OxBlog

Wednesday, November 01, 2006

# Posted 1:21 PM by Patrick Belton  

SAMHAIN: A few words I gave two nights past, at a dinner my father and I gave in gratitude for friends who have kindly been there for us in past days. They are also applicable to friends in the blogosphere and readers, and so I reproduce them here.
Mum being a good Italian girl, this is her cena novendialis, at which the house is no longer considered funesta, the branches of yew and cypress are taken down from the door, a feast is held and the house is swept.

I, however, unlike her, am a British Isles Celt, and in the Celtic calendar, there is a day called Oiche Shamhna, which is tomorrow, the night of Samhain, when, one agricultural cycle having closed in harvest and the next not yet begun, two years are briefly married - albeit imperfectly, and in the opening it is possible to pass between the world of men and the world of the faeries, the Sidhe, the supernatural. So, a cena novendialis at the time of Samhain, for a Tuscan who married a Gael.

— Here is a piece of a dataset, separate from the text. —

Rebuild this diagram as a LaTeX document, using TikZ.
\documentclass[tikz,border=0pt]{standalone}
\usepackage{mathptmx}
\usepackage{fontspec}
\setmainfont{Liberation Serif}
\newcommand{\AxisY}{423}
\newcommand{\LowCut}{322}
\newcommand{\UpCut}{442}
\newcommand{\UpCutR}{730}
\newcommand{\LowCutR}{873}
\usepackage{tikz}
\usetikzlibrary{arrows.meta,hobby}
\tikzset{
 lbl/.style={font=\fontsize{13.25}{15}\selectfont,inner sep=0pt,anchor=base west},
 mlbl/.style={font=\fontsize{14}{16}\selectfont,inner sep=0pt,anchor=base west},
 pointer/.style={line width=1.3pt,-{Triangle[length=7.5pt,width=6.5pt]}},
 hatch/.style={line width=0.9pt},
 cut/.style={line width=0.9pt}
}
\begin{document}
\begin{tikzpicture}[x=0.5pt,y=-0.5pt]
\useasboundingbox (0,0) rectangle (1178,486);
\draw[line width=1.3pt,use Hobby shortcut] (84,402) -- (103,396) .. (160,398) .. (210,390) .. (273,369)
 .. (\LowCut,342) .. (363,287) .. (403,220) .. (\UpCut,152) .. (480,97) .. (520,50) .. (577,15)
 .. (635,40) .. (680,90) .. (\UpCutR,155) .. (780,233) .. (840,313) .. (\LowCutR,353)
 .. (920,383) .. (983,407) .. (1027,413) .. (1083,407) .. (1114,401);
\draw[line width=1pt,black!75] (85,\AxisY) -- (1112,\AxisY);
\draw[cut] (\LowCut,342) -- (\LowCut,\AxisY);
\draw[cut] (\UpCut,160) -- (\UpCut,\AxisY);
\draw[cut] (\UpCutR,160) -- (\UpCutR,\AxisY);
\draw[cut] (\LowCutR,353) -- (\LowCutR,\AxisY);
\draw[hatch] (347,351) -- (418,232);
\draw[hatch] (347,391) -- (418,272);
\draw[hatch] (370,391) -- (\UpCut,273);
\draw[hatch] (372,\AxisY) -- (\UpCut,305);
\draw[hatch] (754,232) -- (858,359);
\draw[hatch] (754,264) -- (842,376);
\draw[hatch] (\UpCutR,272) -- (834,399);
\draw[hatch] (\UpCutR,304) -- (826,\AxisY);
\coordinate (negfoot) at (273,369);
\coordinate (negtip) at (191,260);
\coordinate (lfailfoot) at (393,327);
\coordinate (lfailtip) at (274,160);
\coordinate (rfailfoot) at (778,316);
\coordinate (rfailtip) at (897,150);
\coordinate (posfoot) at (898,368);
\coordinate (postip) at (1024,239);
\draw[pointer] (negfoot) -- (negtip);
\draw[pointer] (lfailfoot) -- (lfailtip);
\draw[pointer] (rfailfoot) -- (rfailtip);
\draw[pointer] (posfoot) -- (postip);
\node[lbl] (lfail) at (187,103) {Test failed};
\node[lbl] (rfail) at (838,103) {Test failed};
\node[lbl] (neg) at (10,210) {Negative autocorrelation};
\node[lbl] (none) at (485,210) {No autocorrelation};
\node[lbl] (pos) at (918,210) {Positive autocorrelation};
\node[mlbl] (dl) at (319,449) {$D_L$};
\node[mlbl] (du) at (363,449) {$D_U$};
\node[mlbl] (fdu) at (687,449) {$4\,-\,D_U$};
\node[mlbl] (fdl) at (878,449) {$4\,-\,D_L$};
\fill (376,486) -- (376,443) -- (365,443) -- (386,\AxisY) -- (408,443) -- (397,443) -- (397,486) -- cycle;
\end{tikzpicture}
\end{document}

I am in all of your debt. Funerals - the word derives from the now-swept Roman Funesta - can be occasions for great outpourings of love. In one of the closing literary acts of the Torah, God Himself lovingly buries Moses, in the land of Moab, no man knowing the precise place. Funesta can occasion great outpourings of love; such is the case here.

I will not talk longer, this warm debt of gratitude to all of your loves acknowledged; food takes precedence in the Italianate rules of order. I shall however propose a toast, to absent friends.
(1) opinions -- Add your opinion

Comments:
For myself, I live in the world of Faeries as much as possible, that is almost always. When not discussing weather and grass with the horses I converse with the Little People who live under the bridge here. It's not a bad life.